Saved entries
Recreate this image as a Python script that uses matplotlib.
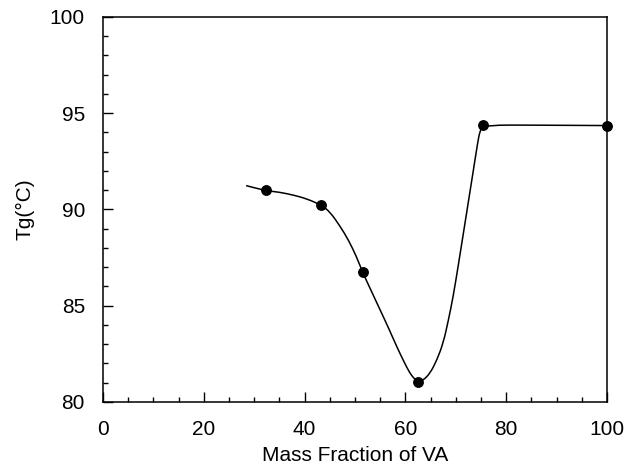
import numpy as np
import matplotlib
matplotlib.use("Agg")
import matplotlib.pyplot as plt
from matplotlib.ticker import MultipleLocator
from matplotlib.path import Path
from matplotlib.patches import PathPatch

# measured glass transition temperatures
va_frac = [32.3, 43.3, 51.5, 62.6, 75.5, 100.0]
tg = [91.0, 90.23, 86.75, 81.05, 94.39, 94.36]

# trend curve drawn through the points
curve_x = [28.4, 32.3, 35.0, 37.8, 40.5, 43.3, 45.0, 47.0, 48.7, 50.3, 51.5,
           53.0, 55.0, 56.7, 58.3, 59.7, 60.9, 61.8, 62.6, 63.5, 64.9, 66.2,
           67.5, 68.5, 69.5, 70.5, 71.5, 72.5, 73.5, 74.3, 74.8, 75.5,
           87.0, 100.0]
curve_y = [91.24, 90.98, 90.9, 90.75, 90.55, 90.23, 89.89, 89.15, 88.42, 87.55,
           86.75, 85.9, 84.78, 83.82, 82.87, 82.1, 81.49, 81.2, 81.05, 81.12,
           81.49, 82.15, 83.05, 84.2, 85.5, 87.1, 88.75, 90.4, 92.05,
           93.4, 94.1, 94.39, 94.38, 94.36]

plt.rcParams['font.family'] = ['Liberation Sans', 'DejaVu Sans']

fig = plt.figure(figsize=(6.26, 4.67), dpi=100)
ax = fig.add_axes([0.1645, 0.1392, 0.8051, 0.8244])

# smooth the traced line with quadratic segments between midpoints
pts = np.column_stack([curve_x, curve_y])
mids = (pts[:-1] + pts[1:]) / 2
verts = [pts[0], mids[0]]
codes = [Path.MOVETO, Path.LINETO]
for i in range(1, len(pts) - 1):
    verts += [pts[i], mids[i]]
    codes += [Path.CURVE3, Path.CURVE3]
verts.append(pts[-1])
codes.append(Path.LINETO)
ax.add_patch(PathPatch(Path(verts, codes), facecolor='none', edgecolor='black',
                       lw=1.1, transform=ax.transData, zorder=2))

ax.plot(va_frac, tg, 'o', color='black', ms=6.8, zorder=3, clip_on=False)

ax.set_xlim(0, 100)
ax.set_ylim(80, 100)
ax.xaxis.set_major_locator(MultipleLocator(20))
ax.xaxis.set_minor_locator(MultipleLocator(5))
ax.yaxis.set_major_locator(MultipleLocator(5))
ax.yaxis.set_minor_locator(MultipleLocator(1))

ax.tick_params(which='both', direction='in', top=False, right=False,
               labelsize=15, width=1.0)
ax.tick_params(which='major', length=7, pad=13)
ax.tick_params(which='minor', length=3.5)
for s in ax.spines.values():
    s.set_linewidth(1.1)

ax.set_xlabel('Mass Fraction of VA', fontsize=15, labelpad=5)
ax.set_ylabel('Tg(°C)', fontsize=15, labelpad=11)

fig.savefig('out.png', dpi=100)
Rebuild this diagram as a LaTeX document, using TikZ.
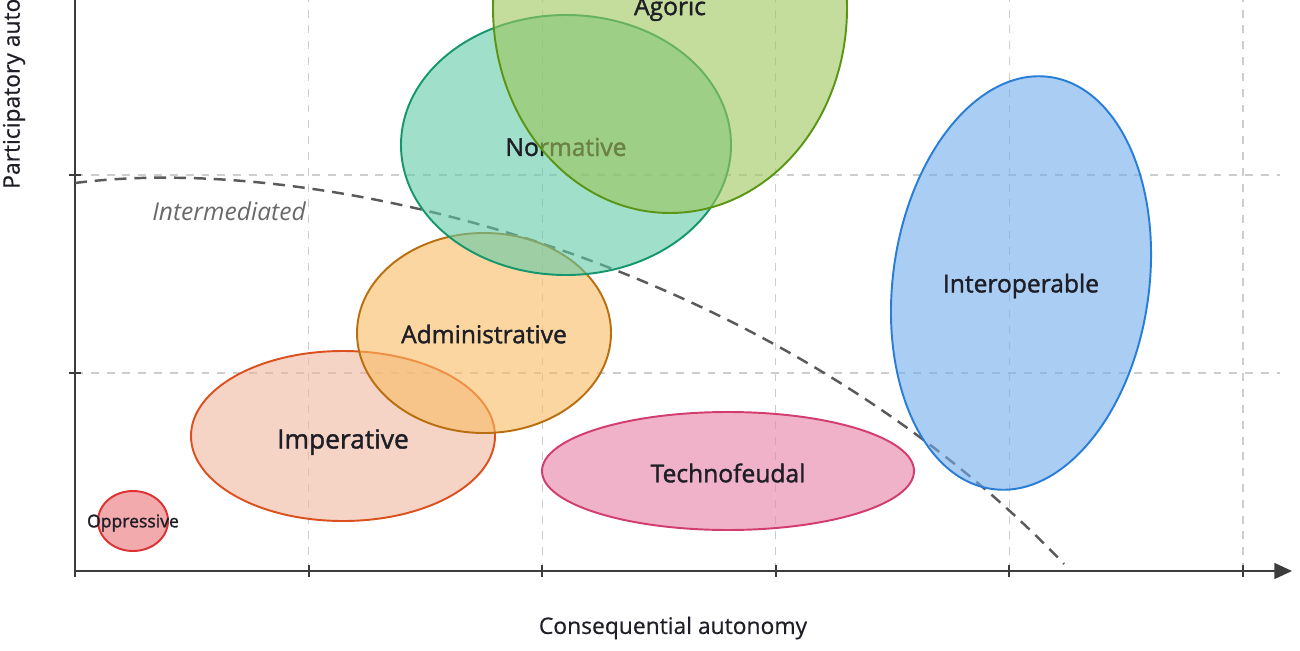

__INSTRUCTION__
Write the listing above out again exactly, dropping each image.

__SOLUTION TO THE PROBLEM__
Recreate this image as a Python script that uses matplotlib.
import numpy as np
import matplotlib
matplotlib.use("Agg")
import matplotlib.pyplot as plt
from matplotlib.ticker import MultipleLocator
from matplotlib.path import Path
from matplotlib.patches import PathPatch

# measured glass transition temperatures
va_frac = [32.3, 43.3, 51.5, 62.6, 75.5, 100.0]
tg = [91.0, 90.23, 86.75, 81.05, 94.39, 94.36]

# trend curve drawn through the points
curve_x = [28.4, 32.3, 35.0, 37.8, 40.5, 43.3, 45.0, 47.0, 48.7, 50.3, 51.5,
           53.0, 55.0, 56.7, 58.3, 59.7, 60.9, 61.8, 62.6, 63.5, 64.9, 66.2,
           67.5, 68.5, 69.5, 70.5, 71.5, 72.5, 73.5, 74.3, 74.8, 75.5,
           87.0, 100.0]
curve_y = [91.24, 90.98, 90.9, 90.75, 90.55, 90.23, 89.89, 89.15, 88.42, 87.55,
           86.75, 85.9, 84.78, 83.82, 82.87, 82.1, 81.49, 81.2, 81.05, 81.12,
           81.49, 82.15, 83.05, 84.2, 85.5, 87.1, 88.75, 90.4, 92.05,
           93.4, 94.1, 94.39, 94.38, 94.36]

plt.rcParams['font.family'] = ['Liberation Sans', 'DejaVu Sans']

fig = plt.figure(figsize=(6.26, 4.67), dpi=100)
ax = fig.add_axes([0.1645, 0.1392, 0.8051, 0.8244])

# smooth the traced line with quadratic segments between midpoints
pts = np.column_stack([curve_x, curve_y])
mids = (pts[:-1] + pts[1:]) / 2
verts = [pts[0], mids[0]]
codes = [Path.MOVETO, Path.LINETO]
for i in range(1, len(pts) - 1):
    verts += [pts[i], mids[i]]
    codes += [Path.CURVE3, Path.CURVE3]
verts.append(pts[-1])
codes.append(Path.LINETO)
ax.add_patch(PathPatch(Path(verts, codes), facecolor='none', edgecolor='black',
                       lw=1.1, transform=ax.transData, zorder=2))

ax.plot(va_frac, tg, 'o', color='black', ms=6.8, zorder=3, clip_on=False)

ax.set_xlim(0, 100)
ax.set_ylim(80, 100)
ax.xaxis.set_major_locator(MultipleLocator(20))
ax.xaxis.set_minor_locator(MultipleLocator(5))
ax.yaxis.set_major_locator(MultipleLocator(5))
ax.yaxis.set_minor_locator(MultipleLocator(1))

ax.tick_params(which='both', direction='in', top=False, right=False,
               labelsize=15, width=1.0)
ax.tick_params(which='major', length=7, pad=13)
ax.tick_params(which='minor', length=3.5)
for s in ax.spines.values():
    s.set_linewidth(1.1)

ax.set_xlabel('Mass Fraction of VA', fontsize=15, labelpad=5)
ax.set_ylabel('Tg(°C)', fontsize=15, labelpad=11)

fig.savefig('out.png', dpi=100)
Rebuild this diagram as a LaTeX document, using TikZ.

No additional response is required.